** BEGIN SOURCE EXCERPT **
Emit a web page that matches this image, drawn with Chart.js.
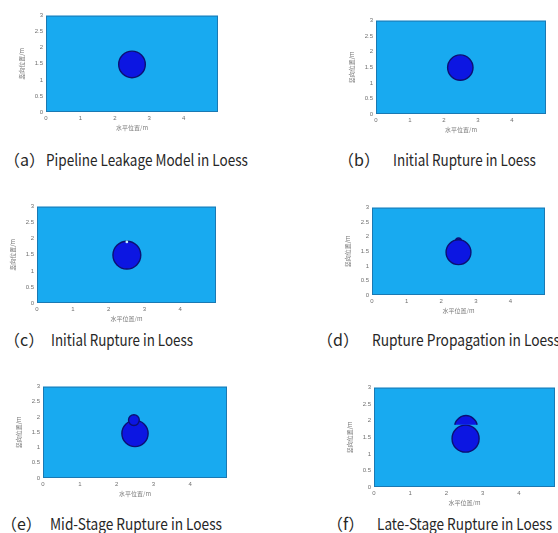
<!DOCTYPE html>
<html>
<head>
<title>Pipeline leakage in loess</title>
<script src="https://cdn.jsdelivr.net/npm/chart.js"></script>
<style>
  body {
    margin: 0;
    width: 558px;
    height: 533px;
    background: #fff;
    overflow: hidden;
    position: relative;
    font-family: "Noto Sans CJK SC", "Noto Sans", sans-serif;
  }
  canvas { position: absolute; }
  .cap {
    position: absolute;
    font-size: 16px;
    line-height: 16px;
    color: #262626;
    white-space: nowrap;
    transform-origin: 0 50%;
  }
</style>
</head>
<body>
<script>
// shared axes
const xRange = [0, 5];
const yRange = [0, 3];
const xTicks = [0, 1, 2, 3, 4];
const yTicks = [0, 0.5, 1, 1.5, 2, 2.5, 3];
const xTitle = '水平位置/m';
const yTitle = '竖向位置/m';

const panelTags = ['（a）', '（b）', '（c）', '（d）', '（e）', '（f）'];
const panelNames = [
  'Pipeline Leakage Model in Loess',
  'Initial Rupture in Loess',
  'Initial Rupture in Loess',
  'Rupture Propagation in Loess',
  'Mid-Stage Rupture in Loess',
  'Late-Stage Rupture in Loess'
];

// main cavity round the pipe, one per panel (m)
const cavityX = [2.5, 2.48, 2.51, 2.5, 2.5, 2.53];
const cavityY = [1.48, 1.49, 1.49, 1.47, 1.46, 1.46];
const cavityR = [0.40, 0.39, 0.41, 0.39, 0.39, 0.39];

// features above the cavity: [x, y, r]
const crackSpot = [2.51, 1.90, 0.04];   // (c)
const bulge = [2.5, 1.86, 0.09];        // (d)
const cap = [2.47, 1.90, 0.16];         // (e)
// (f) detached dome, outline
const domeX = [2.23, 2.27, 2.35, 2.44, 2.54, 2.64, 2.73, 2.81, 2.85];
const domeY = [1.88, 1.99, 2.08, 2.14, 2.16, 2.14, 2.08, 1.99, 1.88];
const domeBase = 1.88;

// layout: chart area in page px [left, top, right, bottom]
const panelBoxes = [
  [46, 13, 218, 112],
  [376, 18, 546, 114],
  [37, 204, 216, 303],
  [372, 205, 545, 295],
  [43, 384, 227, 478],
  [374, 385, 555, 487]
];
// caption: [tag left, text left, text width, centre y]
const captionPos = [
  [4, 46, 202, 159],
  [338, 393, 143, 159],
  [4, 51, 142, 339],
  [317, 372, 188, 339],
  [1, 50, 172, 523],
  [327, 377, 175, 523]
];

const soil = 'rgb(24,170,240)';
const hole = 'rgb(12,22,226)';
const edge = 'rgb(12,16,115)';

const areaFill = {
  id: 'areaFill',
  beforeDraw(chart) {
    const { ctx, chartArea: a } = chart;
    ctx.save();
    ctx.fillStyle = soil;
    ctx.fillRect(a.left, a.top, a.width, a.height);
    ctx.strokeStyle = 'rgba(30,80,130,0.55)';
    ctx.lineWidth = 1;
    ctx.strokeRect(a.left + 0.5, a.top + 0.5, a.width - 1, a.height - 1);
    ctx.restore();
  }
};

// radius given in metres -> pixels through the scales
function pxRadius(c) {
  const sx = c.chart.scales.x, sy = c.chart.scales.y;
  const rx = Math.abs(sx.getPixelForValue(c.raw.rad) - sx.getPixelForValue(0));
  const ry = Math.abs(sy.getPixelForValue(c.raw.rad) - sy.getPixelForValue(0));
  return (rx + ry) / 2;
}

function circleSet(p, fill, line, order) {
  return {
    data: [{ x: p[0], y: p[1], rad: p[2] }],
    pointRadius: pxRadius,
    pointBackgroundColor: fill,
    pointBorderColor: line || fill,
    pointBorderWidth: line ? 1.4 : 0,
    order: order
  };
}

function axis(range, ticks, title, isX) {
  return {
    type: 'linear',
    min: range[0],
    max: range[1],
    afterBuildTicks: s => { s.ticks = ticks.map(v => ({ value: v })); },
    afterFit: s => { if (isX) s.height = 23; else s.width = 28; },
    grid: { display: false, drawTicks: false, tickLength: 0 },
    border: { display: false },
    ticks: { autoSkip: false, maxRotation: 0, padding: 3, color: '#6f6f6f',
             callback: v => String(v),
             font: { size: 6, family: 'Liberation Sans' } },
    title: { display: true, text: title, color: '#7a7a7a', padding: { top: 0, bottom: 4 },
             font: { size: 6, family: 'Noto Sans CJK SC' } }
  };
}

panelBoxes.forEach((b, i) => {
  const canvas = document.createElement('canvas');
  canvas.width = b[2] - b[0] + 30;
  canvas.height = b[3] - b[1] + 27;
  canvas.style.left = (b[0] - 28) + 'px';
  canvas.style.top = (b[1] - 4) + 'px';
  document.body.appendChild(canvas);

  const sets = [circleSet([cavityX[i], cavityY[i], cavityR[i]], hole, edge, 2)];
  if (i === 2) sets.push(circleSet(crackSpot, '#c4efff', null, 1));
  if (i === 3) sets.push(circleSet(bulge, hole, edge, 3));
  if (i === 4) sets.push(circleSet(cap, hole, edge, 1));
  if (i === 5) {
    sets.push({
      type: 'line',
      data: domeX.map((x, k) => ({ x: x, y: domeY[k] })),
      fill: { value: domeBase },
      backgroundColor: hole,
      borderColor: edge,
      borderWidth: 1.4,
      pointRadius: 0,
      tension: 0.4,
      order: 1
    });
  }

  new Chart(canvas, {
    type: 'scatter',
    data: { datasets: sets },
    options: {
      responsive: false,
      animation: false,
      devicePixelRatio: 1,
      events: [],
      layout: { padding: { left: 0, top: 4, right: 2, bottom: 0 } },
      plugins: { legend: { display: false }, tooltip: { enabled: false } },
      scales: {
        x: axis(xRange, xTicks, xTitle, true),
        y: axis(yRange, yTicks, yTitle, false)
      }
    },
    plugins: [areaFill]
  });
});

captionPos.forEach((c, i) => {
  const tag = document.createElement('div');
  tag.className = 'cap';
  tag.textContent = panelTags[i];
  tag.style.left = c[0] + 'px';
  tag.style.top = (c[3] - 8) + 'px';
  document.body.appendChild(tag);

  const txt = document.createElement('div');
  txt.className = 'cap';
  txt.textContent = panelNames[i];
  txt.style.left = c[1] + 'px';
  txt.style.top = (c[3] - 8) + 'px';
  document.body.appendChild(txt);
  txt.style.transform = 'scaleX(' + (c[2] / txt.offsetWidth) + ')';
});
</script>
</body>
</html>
** END SOURCE EXCERPT **
#### [CHALLENGE]
Working from the lines above, reproduce the material exactly and exclude its pictures.

#### [RESPONSE TO THE TASK]
Emit a web page that matches this image, drawn with Chart.js.
<!DOCTYPE html>
<html>
<head>
<title>Pipeline leakage in loess</title>
<script src="https://cdn.jsdelivr.net/npm/chart.js"></script>
<style>
  body {
    margin: 0;
    width: 558px;
    height: 533px;
    background: #fff;
    overflow: hidden;
    position: relative;
    font-family: "Noto Sans CJK SC", "Noto Sans", sans-serif;
  }
  canvas { position: absolute; }
  .cap {
    position: absolute;
    font-size: 16px;
    line-height: 16px;
    color: #262626;
    white-space: nowrap;
    transform-origin: 0 50%;
  }
</style>
</head>
<body>
<script>
// shared axes
const xRange = [0, 5];
const yRange = [0, 3];
const xTicks = [0, 1, 2, 3, 4];
const yTicks = [0, 0.5, 1, 1.5, 2, 2.5, 3];
const xTitle = '水平位置/m';
const yTitle = '竖向位置/m';

const panelTags = ['（a）', '（b）', '（c）', '（d）', '（e）', '（f）'];
const panelNames = [
  'Pipeline Leakage Model in Loess',
  'Initial Rupture in Loess',
  'Initial Rupture in Loess',
  'Rupture Propagation in Loess',
  'Mid-Stage Rupture in Loess',
  'Late-Stage Rupture in Loess'
];

// main cavity round the pipe, one per panel (m)
const cavityX = [2.5, 2.48, 2.51, 2.5, 2.5, 2.53];
const cavityY = [1.48, 1.49, 1.49, 1.47, 1.46, 1.46];
const cavityR = [0.40, 0.39, 0.41, 0.39, 0.39, 0.39];

// features above the cavity: [x, y, r]
const crackSpot = [2.51, 1.90, 0.04];   // (c)
const bulge = [2.5, 1.86, 0.09];        // (d)
const cap = [2.47, 1.90, 0.16];         // (e)
// (f) detached dome, outline
const domeX = [2.23, 2.27, 2.35, 2.44, 2.54, 2.64, 2.73, 2.81, 2.85];
const domeY = [1.88, 1.99, 2.08, 2.14, 2.16, 2.14, 2.08, 1.99, 1.88];
const domeBase = 1.88;

// layout: chart area in page px [left, top, right, bottom]
const panelBoxes = [
  [46, 13, 218, 112],
  [376, 18, 546, 114],
  [37, 204, 216, 303],
  [372, 205, 545, 295],
  [43, 384, 227, 478],
  [374, 385, 555, 487]
];
// caption: [tag left, text left, text width, centre y]
const captionPos = [
  [4, 46, 202, 159],
  [338, 393, 143, 159],
  [4, 51, 142, 339],
  [317, 372, 188, 339],
  [1, 50, 172, 523],
  [327, 377, 175, 523]
];

const soil = 'rgb(24,170,240)';
const hole = 'rgb(12,22,226)';
const edge = 'rgb(12,16,115)';

const areaFill = {
  id: 'areaFill',
  beforeDraw(chart) {
    const { ctx, chartArea: a } = chart;
    ctx.save();
    ctx.fillStyle = soil;
    ctx.fillRect(a.left, a.top, a.width, a.height);
    ctx.strokeStyle = 'rgba(30,80,130,0.55)';
    ctx.lineWidth = 1;
    ctx.strokeRect(a.left + 0.5, a.top + 0.5, a.width - 1, a.height - 1);
    ctx.restore();
  }
};

// radius given in metres -> pixels through the scales
function pxRadius(c) {
  const sx = c.chart.scales.x, sy = c.chart.scales.y;
  const rx = Math.abs(sx.getPixelForValue(c.raw.rad) - sx.getPixelForValue(0));
  const ry = Math.abs(sy.getPixelForValue(c.raw.rad) - sy.getPixelForValue(0));
  return (rx + ry) / 2;
}

function circleSet(p, fill, line, order) {
  return {
    data: [{ x: p[0], y: p[1], rad: p[2] }],
    pointRadius: pxRadius,
    pointBackgroundColor: fill,
    pointBorderColor: line || fill,
    pointBorderWidth: line ? 1.4 : 0,
    order: order
  };
}

function axis(range, ticks, title, isX) {
  return {
    type: 'linear',
    min: range[0],
    max: range[1],
    afterBuildTicks: s => { s.ticks = ticks.map(v => ({ value: v })); },
    afterFit: s => { if (isX) s.height = 23; else s.width = 28; },
    grid: { display: false, drawTicks: false, tickLength: 0 },
    border: { display: false },
    ticks: { autoSkip: false, maxRotation: 0, padding: 3, color: '#6f6f6f',
             callback: v => String(v),
             font: { size: 6, family: 'Liberation Sans' } },
    title: { display: true, text: title, color: '#7a7a7a', padding: { top: 0, bottom: 4 },
             font: { size: 6, family: 'Noto Sans CJK SC' } }
  };
}

panelBoxes.forEach((b, i) => {
  const canvas = document.createElement('canvas');
  canvas.width = b[2] - b[0] + 30;
  canvas.height = b[3] - b[1] + 27;
  canvas.style.left = (b[0] - 28) + 'px';
  canvas.style.top = (b[1] - 4) + 'px';
  document.body.appendChild(canvas);

  const sets = [circleSet([cavityX[i], cavityY[i], cavityR[i]], hole, edge, 2)];
  if (i === 2) sets.push(circleSet(crackSpot, '#c4efff', null, 1));
  if (i === 3) sets.push(circleSet(bulge, hole, edge, 3));
  if (i === 4) sets.push(circleSet(cap, hole, edge, 1));
  if (i === 5) {
    sets.push({
      type: 'line',
      data: domeX.map((x, k) => ({ x: x, y: domeY[k] })),
      fill: { value: domeBase },
      backgroundColor: hole,
      borderColor: edge,
      borderWidth: 1.4,
      pointRadius: 0,
      tension: 0.4,
      order: 1
    });
  }

  new Chart(canvas, {
    type: 'scatter',
    data: { datasets: sets },
    options: {
      responsive: false,
      animation: false,
      devicePixelRatio: 1,
      events: [],
      layout: { padding: { left: 0, top: 4, right: 2, bottom: 0 } },
      plugins: { legend: { display: false }, tooltip: { enabled: false } },
      scales: {
        x: axis(xRange, xTicks, xTitle, true),
        y: axis(yRange, yTicks, yTitle, false)
      }
    },
    plugins: [areaFill]
  });
});

captionPos.forEach((c, i) => {
  const tag = document.createElement('div');
  tag.className = 'cap';
  tag.textContent = panelTags[i];
  tag.style.left = c[0] + 'px';
  tag.style.top = (c[3] - 8) + 'px';
  document.body.appendChild(tag);

  const txt = document.createElement('div');
  txt.className = 'cap';
  txt.textContent = panelNames[i];
  txt.style.left = c[1] + 'px';
  txt.style.top = (c[3] - 8) + 'px';
  document.body.appendChild(txt);
  txt.style.transform = 'scaleX(' + (c[2] / txt.offsetWidth) + ')';
});
</script>
</body>
</html>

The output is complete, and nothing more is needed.